The good Jelly gift is where it tricks me into trying something new. If I can do even a little bit, it’s enough to get that “Imagine being able to do that” feeling which is totally amazing (hello surfing!). If I am so bad that I know with absolute certainty that I will never “Imagine being able to do that”” (hello piano!) then it does suck. I feel like an idiot.  But in both instances it leaves me with a deep and profound appreciation of those who are good at it. I’ve experienced just a little bit of how hard it is, I understand more of the talent and the skill that they have. I am in awe even though it’s not mine to have, especially because it’s not mine to have. So now my pride in my husband and my son’s playing grows even bigger since I’ve experienced just how hard it is.

The bad Jelly gift is the one that makes me stop what I love doing. It’s awful and it’s a waste of time so that’s the one I’m trying my best to ignore. Truth is that writing makes me happy whether it’s good or not. Ta da! So here I am in blogland.  And you, unlike my poor piano teacher, have the option of listening or not!

Have fun my friends, here’s to eating the good Jelly


PS – thanks for all your comments on the blog last week, it was so great to get feedback. I really appreciated it so much.

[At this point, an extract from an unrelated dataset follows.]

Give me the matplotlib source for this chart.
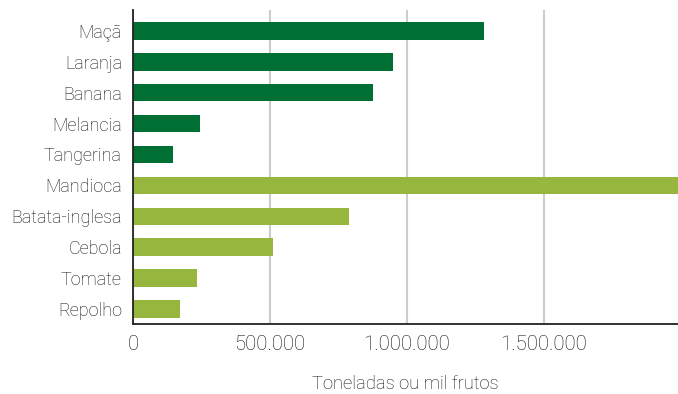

PPS – this one is for Sam: told you I wouldn’t blog about you. But dye your hair pink and I might have to…


4 Responses

  1. Loved it. Beautiful to see you do it. Inspiring. Always let the good jelly keep you moving. xxx

  2. Both my kids play piano. One of them did it as an extra subject in matric. How hard can it be, I thought. So I tried to learn. Turns out I can’t make my hands move independently. They just copy each other!